Presenting that students should open their mind to multiple possible interpretations was imperative to opening their minds up to imagining and creating meaning when they encountered symbolism. In their independent reading of a poem, when they could recognize that something was a symbol for something else, they usually came up with an initial idea of what it could represent. However, I was able to push their thinking by asking, “OK, great! What else could it represent, given what you have read in the poem.” Two poems in particular they did this with were “The Road Not Taken” by Robert Frost and “This is Just to Say” by William Carlos Williams.
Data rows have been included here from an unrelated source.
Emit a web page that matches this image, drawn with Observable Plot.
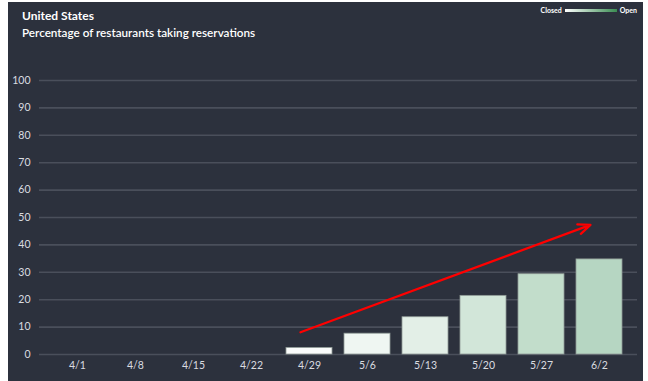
<!DOCTYPE html>
<html>
<head>
<meta charset="utf-8">
<script src="https://cdn.jsdelivr.net/npm/d3@7"></script>
<script src="https://cdn.jsdelivr.net/npm/@observablehq/plot@0.6"></script>
<style>
  html, body { margin: 0; padding: 0; background: #ffffff; }
  #panel {
    position: relative;
    margin-left: 8px; margin-top: 2px;
    width: 635px; height: 379px;
    background: #2c313d;
    font-family: Lato, "Open Sans", sans-serif;
    color: #ffffff;
    overflow: hidden;
  }
  #header { height: 58px; position: relative; }
  #title { position: absolute; left: 14px; top: 6px; font-size: 12px; font-weight: 700; }
  #subtitle { position: absolute; left: 14px; top: 23px; font-size: 11.7px; font-weight: 600; }
  #legend { position: absolute; right: 6px; top: 4px; font-size: 7px; font-weight: 700; display: flex; align-items: center; gap: 3px; }
  #legend .ramp { width: 52px; height: 3px; background: linear-gradient(to right, #ffffff, #3a8c52); }
  svg { display: block; }
</style>
</head>
<body>
<div id="panel">
  <div id="header">
    <div id="title">United States</div>
    <div id="subtitle">Percentage of restaurants taking reservations</div>
    <div id="legend"><span>Closed</span><span class="ramp"></span><span>Open</span></div>
  </div>
  <div id="chart"></div>
</div>
<script>
const weeks = ["4/1", "4/8", "4/15", "4/22", "4/29", "5/6", "5/13", "5/20", "5/27", "6/2"];
const percentOpen = [0, 0, 0, 0, 2.4, 7.6, 13.6, 21.4, 29.3, 34.7];
const yTicks = [0, 10, 20, 30, 40, 50, 60, 70, 80, 90, 100];
const trendFrom = {week: "4/29", value: 8.1};
const trendTo = {week: "6/2", value: 47.3};

const rows = weeks.map((w, i) => ({week: w, value: percentOpen[i]})).filter(d => d.value > 0);

const chart = Plot.plot({
  width: 635,
  height: 321,
  marginLeft: 31,
  marginRight: 6,
  marginTop: 20,
  marginBottom: 27,
  style: {background: "transparent", color: "#dadce0", fontFamily: "Lato, 'Open Sans', sans-serif", fontSize: "10.5px"},
  x: {domain: weeks, paddingInner: 0.2, paddingOuter: 0.255, label: null, tickSize: 0, tickPadding: 7},
  y: {domain: [0, 100], ticks: yTicks, label: null, tickSize: 0, tickPadding: 9},
  color: {type: "linear", domain: [0, 100], range: ["#ffffff", "#2e8a4e"]},
  marks: [
    Plot.ruleY(yTicks, {stroke: "#4a4f5b", strokeWidth: 1.6}),
    Plot.barY(rows, {x: "week", y: "value", fill: "value", stroke: "#8f9a96", strokeWidth: 0.8}),
    Plot.arrow([{x1: trendFrom.week, y1: trendFrom.value, x2: trendTo.week, y2: trendTo.value}], {
      x1: "x1", y1: "y1", x2: "x2", y2: "y2", dx: -9,
      stroke: "#ff0000", strokeWidth: 2.2, headLength: 9, headAngle: 45
    })
  ]
});
document.getElementById("chart").appendChild(chart);
</script>
</body>
</html>
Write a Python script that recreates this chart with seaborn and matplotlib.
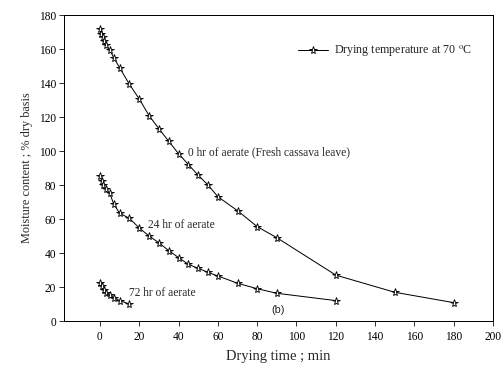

“The reader is engaged in a creative process at once intensely personal, since the poem is something lived-through, and intensely social, since the text, as a “control,” can be shared with others. Assessment of the relative validity of different individual interpretations is hence possible, as we have seen, in terms of their greater or lesser relevance to the text.” -The Poem as Event

So I knew how I wanted to start the poetry unit, and I knew how I wanted to run the lessons and teach into what students were noticing. However, what I had no idea how to do was run the independent/pair or group reading and the process of choosing their own poem. I figured that I could just lay out a bunch or random poems and let them choose, or I could organize them by theme and let them choose. What I didn’t like about organizing by theme is that even that much information of the poem prior to reading would put some type of idea of interpretation of the poem into the student’s minds. And I really wanted them to see that they could come to their own conclusions and interpretations without this prior information. When day 1 came, I hadn’t made up my mind so I just told the kids the two options and asked which they preferred. To my shock but pleasant surprise… they chose to choose without knowing a theme.
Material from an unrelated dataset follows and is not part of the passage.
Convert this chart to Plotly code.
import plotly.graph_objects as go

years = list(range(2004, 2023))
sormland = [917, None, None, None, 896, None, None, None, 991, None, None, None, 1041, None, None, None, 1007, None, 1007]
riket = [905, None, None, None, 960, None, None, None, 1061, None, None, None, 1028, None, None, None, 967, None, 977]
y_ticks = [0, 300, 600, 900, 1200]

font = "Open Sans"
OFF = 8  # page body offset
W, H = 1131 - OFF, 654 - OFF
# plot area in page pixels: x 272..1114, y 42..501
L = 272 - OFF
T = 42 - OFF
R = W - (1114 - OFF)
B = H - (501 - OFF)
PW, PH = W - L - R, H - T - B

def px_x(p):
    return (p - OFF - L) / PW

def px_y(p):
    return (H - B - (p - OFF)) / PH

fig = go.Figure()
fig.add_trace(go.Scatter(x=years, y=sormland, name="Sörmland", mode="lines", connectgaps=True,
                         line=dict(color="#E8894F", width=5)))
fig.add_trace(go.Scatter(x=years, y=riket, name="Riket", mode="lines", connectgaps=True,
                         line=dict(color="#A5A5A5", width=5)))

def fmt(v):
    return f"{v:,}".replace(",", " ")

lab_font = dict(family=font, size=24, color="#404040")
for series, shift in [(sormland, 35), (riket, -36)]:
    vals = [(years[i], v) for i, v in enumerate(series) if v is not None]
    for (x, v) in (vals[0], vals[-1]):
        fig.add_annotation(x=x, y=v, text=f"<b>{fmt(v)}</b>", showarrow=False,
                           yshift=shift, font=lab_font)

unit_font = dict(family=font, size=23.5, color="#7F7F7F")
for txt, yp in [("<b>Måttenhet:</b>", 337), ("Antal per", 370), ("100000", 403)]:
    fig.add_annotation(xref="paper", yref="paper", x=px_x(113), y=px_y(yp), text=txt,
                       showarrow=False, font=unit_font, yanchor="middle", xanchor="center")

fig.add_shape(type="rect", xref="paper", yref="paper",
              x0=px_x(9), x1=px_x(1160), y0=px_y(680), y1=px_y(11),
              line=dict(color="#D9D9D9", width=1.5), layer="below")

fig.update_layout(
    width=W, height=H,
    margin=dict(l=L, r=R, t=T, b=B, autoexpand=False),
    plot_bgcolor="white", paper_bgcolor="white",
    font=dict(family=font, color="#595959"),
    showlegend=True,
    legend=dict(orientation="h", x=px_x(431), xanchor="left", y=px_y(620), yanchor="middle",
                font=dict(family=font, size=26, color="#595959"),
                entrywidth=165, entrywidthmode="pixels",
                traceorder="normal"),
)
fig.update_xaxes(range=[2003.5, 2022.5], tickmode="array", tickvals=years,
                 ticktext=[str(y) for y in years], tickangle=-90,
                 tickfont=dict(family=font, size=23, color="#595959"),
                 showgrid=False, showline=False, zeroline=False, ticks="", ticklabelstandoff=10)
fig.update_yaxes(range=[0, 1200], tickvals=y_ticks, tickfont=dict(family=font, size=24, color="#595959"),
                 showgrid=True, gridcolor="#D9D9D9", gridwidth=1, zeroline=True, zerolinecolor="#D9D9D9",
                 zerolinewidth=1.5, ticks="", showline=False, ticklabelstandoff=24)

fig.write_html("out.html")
During their reading time, their instructions for reading were the same as our lessons together. Experience and FEEL the poem. IMAGINE what the author was presenting to you. This held more meaning than anything else. I told them this everyday… the point is not to be stressed trying to make meaning and notice academic terminology that the author used. I really wanted them to read and EXPERIENCE the poem and FEEL the emotions that the author created.

This post’s focus is on the instruction and reading of poetry. I will write another to address how students created responses and analysis for what they read.

The Poem as Event
Louise M. Rosenblatt
College English, Vol. 26, No. 2. (Nov., 1964), pp. 123-128.

*Mac sent this article after I had already started the unit as food for thought and I was so amazed at how much Louise Rosenblatt’s article “The Poem as Event” aligned with what I was doing with the students without my even having read it!